== Task objective ==
Set down the full listing exactly as given. Any pictures are to be left out.

== Data provided ==
<<<<

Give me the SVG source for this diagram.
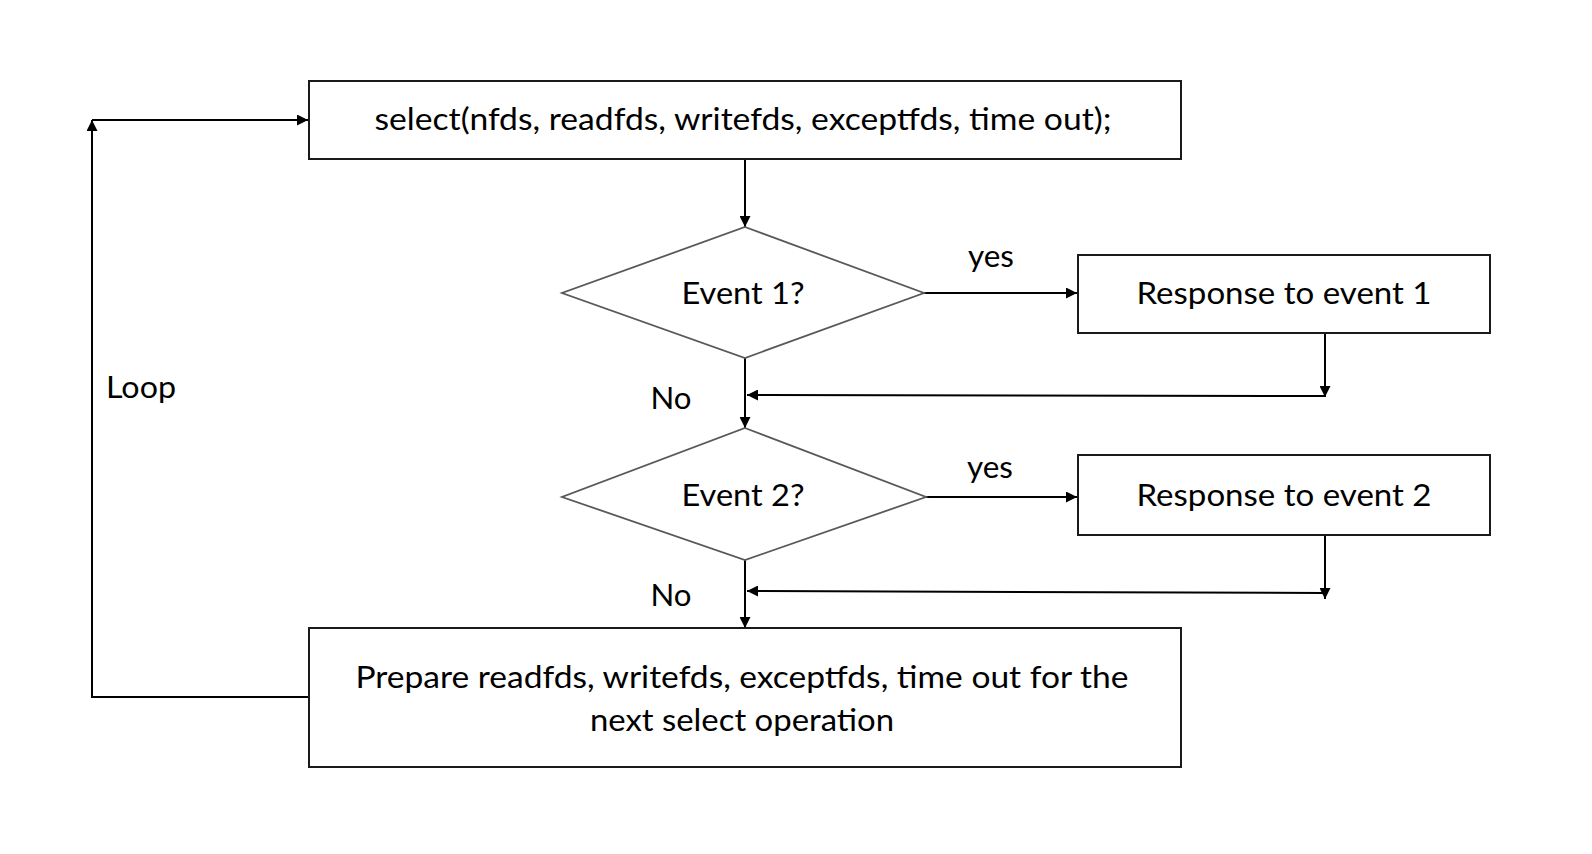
<svg xmlns="http://www.w3.org/2000/svg" width="1592" height="854" viewBox="0 0 1592 854">
<style>
.box{fill:#fff;stroke:#1a1a1a;stroke-width:2}
.dia{fill:#fff;stroke:#595959;stroke-width:1.8}
.t{font-family:Lato,"Open Sans","Liberation Sans",sans-serif;font-size:30px;fill:#000;text-anchor:middle}
.c{fill:none;stroke:#000;stroke-width:2}
</style>
<defs>
<marker id="a" viewBox="0 0 10 10" refX="10" refY="5" markerWidth="12" markerHeight="11" markerUnits="userSpaceOnUse" orient="auto">
<path d="M0,0 L10,5 L0,10 z" fill="#000"/>
</marker>
</defs>
<rect width="1592" height="854" fill="#fff"/>
<g id="connectors">
<path class="c" d="M745,159 V227" marker-end="url(#a)"/>
<path class="c" d="M924,293 H1077" marker-end="url(#a)"/>
<path class="c" d="M1325,333 V397" marker-end="url(#a)"/>
<path class="c" d="M1325,396 L747,395" marker-end="url(#a)"/>
<path class="c" d="M745,358 V428" marker-end="url(#a)"/>
<path class="c" d="M926,497 H1077" marker-end="url(#a)"/>
<path class="c" d="M1325,535 V599" marker-end="url(#a)"/>
<path class="c" d="M1325,593 L747,591" marker-end="url(#a)"/>
<path class="c" d="M745,560 V628" marker-end="url(#a)"/>
<path class="c" d="M309,697 H92 V120" marker-end="url(#a)"/>
<path class="c" d="M92,120 H308" marker-end="url(#a)"/>
</g>
<g id="select">
<rect class="box" x="309" y="81" width="872" height="78"/>
<text class="t" x="743" y="130" textLength="737" lengthAdjust="spacingAndGlyphs">select(nfds, readfds, writefds, exceptfds, time out);</text>
</g>
<g id="event1">
<polygon class="dia" points="745,227 924,293 745,358 562,293"/>
<text class="t" x="743" y="304" textLength="123" lengthAdjust="spacingAndGlyphs">Event 1?</text>
</g>
<g id="response1">
<rect class="box" x="1078" y="255" width="412" height="78"/>
<text class="t" x="1284" y="304" textLength="295" lengthAdjust="spacingAndGlyphs">Response to event 1</text>
</g>
<g id="event2">
<polygon class="dia" points="745,428 926,497 745,560 562,497"/>
<text class="t" x="743" y="506" textLength="123" lengthAdjust="spacingAndGlyphs">Event 2?</text>
</g>
<g id="response2">
<rect class="box" x="1078" y="455" width="412" height="80"/>
<text class="t" x="1284" y="506" textLength="295" lengthAdjust="spacingAndGlyphs">Response to event 2</text>
</g>
<g id="prepare">
<rect class="box" x="309" y="628" width="872" height="139"/>
<text class="t" x="742" y="688" textLength="773" lengthAdjust="spacingAndGlyphs">Prepare readfds, writefds, exceptfds, time out for the</text>
<text class="t" x="742" y="731" textLength="304" lengthAdjust="spacingAndGlyphs">next select operation</text>
</g>
<g id="labels">
<text class="t" x="991" y="267" textLength="46" lengthAdjust="spacingAndGlyphs">yes</text>
<text class="t" x="990" y="478" textLength="46" lengthAdjust="spacingAndGlyphs">yes</text>
<text class="t" x="671" y="409" textLength="41" lengthAdjust="spacingAndGlyphs">No</text>
<text class="t" x="671" y="606" textLength="41" lengthAdjust="spacingAndGlyphs">No</text>
<text class="t" x="141" y="398" textLength="70" lengthAdjust="spacingAndGlyphs">Loop</text>
</g>
</svg>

>>>>

== Task response ==
Give me the SVG source for this diagram.
<svg xmlns="http://www.w3.org/2000/svg" width="1592" height="854" viewBox="0 0 1592 854">
<style>
.box{fill:#fff;stroke:#1a1a1a;stroke-width:2}
.dia{fill:#fff;stroke:#595959;stroke-width:1.8}
.t{font-family:Lato,"Open Sans","Liberation Sans",sans-serif;font-size:30px;fill:#000;text-anchor:middle}
.c{fill:none;stroke:#000;stroke-width:2}
</style>
<defs>
<marker id="a" viewBox="0 0 10 10" refX="10" refY="5" markerWidth="12" markerHeight="11" markerUnits="userSpaceOnUse" orient="auto">
<path d="M0,0 L10,5 L0,10 z" fill="#000"/>
</marker>
</defs>
<rect width="1592" height="854" fill="#fff"/>
<g id="connectors">
<path class="c" d="M745,159 V227" marker-end="url(#a)"/>
<path class="c" d="M924,293 H1077" marker-end="url(#a)"/>
<path class="c" d="M1325,333 V397" marker-end="url(#a)"/>
<path class="c" d="M1325,396 L747,395" marker-end="url(#a)"/>
<path class="c" d="M745,358 V428" marker-end="url(#a)"/>
<path class="c" d="M926,497 H1077" marker-end="url(#a)"/>
<path class="c" d="M1325,535 V599" marker-end="url(#a)"/>
<path class="c" d="M1325,593 L747,591" marker-end="url(#a)"/>
<path class="c" d="M745,560 V628" marker-end="url(#a)"/>
<path class="c" d="M309,697 H92 V120" marker-end="url(#a)"/>
<path class="c" d="M92,120 H308" marker-end="url(#a)"/>
</g>
<g id="select">
<rect class="box" x="309" y="81" width="872" height="78"/>
<text class="t" x="743" y="130" textLength="737" lengthAdjust="spacingAndGlyphs">select(nfds, readfds, writefds, exceptfds, time out);</text>
</g>
<g id="event1">
<polygon class="dia" points="745,227 924,293 745,358 562,293"/>
<text class="t" x="743" y="304" textLength="123" lengthAdjust="spacingAndGlyphs">Event 1?</text>
</g>
<g id="response1">
<rect class="box" x="1078" y="255" width="412" height="78"/>
<text class="t" x="1284" y="304" textLength="295" lengthAdjust="spacingAndGlyphs">Response to event 1</text>
</g>
<g id="event2">
<polygon class="dia" points="745,428 926,497 745,560 562,497"/>
<text class="t" x="743" y="506" textLength="123" lengthAdjust="spacingAndGlyphs">Event 2?</text>
</g>
<g id="response2">
<rect class="box" x="1078" y="455" width="412" height="80"/>
<text class="t" x="1284" y="506" textLength="295" lengthAdjust="spacingAndGlyphs">Response to event 2</text>
</g>
<g id="prepare">
<rect class="box" x="309" y="628" width="872" height="139"/>
<text class="t" x="742" y="688" textLength="773" lengthAdjust="spacingAndGlyphs">Prepare readfds, writefds, exceptfds, time out for the</text>
<text class="t" x="742" y="731" textLength="304" lengthAdjust="spacingAndGlyphs">next select operation</text>
</g>
<g id="labels">
<text class="t" x="991" y="267" textLength="46" lengthAdjust="spacingAndGlyphs">yes</text>
<text class="t" x="990" y="478" textLength="46" lengthAdjust="spacingAndGlyphs">yes</text>
<text class="t" x="671" y="409" textLength="41" lengthAdjust="spacingAndGlyphs">No</text>
<text class="t" x="671" y="606" textLength="41" lengthAdjust="spacingAndGlyphs">No</text>
<text class="t" x="141" y="398" textLength="70" lengthAdjust="spacingAndGlyphs">Loop</text>
</g>
</svg>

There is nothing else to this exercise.